Y Joaquín, el maestro Joaquín, el artista Joaquín, el intelectual Joaquín, ha sabido ser ambas cosas. Paleto cuando ha querido, cuando se ha propuesto refugiarse en lo suyo, en lo de aquí, para sacarlo a la luz, para demostrar su fuerza, su raíz, su entronque con hombre y tierra, su potencia telúrica. Y universal, siempre, siempre, siempre. No solo por el reconocimiento explícito, entregado, de universidades, expertos, músicos, escritores, críticos, etc de medio mundo, sino también, y especialmente, por su penetración y arraigo en el interior de todos los que le han escuchado y seguido. Por ese poder para llegar al corazón de tanta gente que quizás no sepa distinguir un romance de una endecha, pero que siente que lo que Joaquín canta, o ha salvado de la destrucción, es algo suyo, que ha vivido siempre dentro de él y que solo necesitaba, como cantó Bécquer, una "mano de nieve que sepa arrancarlo". Lo que recitaba el abuelo junto a la lumbre. Lo que cantaba la abuela mientras bordaba. Lo que entonaban los gañanes cuando araban en las llanuras infinitas. Lo que sabía de memoria aquel pastor que, de zagal, aprendió antes leyendas y poemas que a leer y escribir. Lo que el niño, fuese cual fuese su futuro, atesoró siempre en un alma marcada por la infancia y los recuerdos de cantares y misterios.

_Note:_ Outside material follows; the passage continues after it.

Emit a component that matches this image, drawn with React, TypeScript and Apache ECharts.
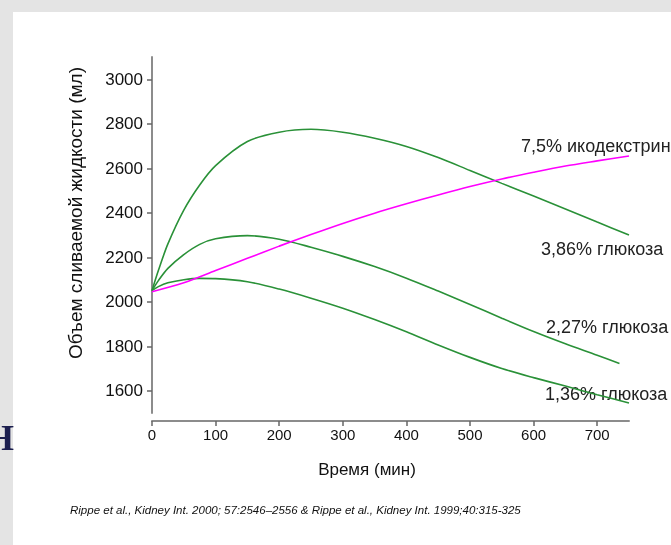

Joaquín ha sido, es y será la voz de todo eso. Y de mucho más. De la necesidad de que "eso" perdure. De la obligación de quererlo, conservarlo, difundirlo y transmitirlo. De la gratitud por poner en valor la herencia recibida y por motivar a todos para que no la olvidemos. Del acicate para sensibilizarnos positivamente hacia lo de aquí y no creer que las jotas son inferiores al flamenco o a las sardanas. Sin caer en el chovinismo provinciano y castrante, hagamos como él: amemos y sintamos lo nuestro.

Esta es una de las grandes enseñanzas de Joaquín Díaz. Aunque solo fuera por eso, bienvenido el homenaje. ¡Pero es que le debemos tanto y tanto y tanto?!